YouTube's Grand Plan to Make VR Accessible to Everybody

• Wired

It's a rare sunny day in Seattle, Washington, and I'm standing in the grass outside a nondescript office building with engineers in hoodies strolling nearby. One of them, weirdly, is riding a unicycle. I look behind me; there's a canal, with water streaming by soothingly. I look down and notice a dark, narrow shadow in the grass. Maybe it's the shadow of a strangely shaped tree? I look up—yes, there are a few trees around, but none that would cast a shadow that looked that misshapen.

"There's a weird shadow on the ground," I say out loud, knowing someone would be able to explain it to me.

"Oh—that must be the Jump camera rig." I hear the disembodied voice of Husain Bengali, a product manager at Jump, Google's virtual reality platform.

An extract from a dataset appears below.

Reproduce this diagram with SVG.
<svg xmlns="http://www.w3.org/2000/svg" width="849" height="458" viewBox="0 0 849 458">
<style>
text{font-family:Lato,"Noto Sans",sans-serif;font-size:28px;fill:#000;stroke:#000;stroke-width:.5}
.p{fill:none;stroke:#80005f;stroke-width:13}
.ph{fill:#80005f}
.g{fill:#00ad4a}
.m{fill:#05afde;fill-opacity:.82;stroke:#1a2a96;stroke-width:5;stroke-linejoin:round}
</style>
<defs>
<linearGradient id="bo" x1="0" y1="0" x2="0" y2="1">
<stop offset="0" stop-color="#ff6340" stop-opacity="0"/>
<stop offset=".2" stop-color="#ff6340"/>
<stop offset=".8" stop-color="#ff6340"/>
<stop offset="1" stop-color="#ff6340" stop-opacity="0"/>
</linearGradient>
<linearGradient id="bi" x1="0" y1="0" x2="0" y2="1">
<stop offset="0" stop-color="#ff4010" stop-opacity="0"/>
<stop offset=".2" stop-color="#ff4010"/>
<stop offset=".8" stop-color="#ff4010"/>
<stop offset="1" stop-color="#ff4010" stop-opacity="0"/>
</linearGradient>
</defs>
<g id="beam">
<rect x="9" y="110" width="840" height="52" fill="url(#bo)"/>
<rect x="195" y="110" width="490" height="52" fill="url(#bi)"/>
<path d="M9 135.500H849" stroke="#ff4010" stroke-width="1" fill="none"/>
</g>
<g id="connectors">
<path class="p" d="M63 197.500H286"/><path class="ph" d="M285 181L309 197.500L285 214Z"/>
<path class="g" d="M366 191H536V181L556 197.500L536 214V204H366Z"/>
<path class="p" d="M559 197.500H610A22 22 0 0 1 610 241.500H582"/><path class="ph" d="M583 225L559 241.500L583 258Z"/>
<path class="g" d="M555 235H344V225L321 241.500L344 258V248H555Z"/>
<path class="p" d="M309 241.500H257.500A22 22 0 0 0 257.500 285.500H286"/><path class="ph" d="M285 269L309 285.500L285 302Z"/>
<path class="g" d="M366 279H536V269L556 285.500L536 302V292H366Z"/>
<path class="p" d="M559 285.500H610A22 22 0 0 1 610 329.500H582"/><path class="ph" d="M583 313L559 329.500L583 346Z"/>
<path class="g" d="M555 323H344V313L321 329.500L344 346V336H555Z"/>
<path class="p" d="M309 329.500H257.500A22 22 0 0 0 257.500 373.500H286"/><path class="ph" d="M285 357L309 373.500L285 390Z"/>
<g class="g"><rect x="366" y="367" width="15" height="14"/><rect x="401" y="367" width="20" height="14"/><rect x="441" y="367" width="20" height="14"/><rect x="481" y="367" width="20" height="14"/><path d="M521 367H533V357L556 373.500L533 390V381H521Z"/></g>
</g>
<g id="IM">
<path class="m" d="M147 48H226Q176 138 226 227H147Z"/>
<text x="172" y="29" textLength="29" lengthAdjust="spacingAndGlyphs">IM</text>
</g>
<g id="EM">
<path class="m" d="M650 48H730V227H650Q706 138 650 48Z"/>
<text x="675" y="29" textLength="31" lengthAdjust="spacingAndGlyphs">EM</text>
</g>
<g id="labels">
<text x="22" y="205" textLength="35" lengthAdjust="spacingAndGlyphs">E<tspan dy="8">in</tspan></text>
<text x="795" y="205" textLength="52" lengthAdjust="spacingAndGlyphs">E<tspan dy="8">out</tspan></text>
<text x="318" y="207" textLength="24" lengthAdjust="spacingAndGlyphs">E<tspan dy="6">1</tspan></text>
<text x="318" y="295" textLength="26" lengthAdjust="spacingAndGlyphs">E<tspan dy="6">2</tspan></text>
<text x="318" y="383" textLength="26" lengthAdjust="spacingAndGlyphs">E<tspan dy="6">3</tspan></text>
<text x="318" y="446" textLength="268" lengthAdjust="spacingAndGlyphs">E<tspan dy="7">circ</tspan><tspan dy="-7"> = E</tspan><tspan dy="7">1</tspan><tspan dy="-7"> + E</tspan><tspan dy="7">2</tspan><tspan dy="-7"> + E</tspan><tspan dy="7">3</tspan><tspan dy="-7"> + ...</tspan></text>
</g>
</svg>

Time to get back to reality. I lower Google's virtual reality set, Cardboard, that I've been holding up to my face, and instantly I'm back in a spartan room—which had been scrubbed clean of confidential blueprints before my arrival, I'm told—at YouTube's headquarters in San Bruno, California. Bengali was showing me the first ever 360-degree virtual reality video made by his team, hastily filmed right outside the Jump offices by Lake Washington Ship Canal in Seattle. "After we created that video and I watched it, that was the first moment I realized our team was on the right track," Bengali beams. He's part of the group leading the charge for innovative virtual reality video formats, and I'm getting a demo of the work they're releasing to the world today as part of YouTube's big, um, jump into VR.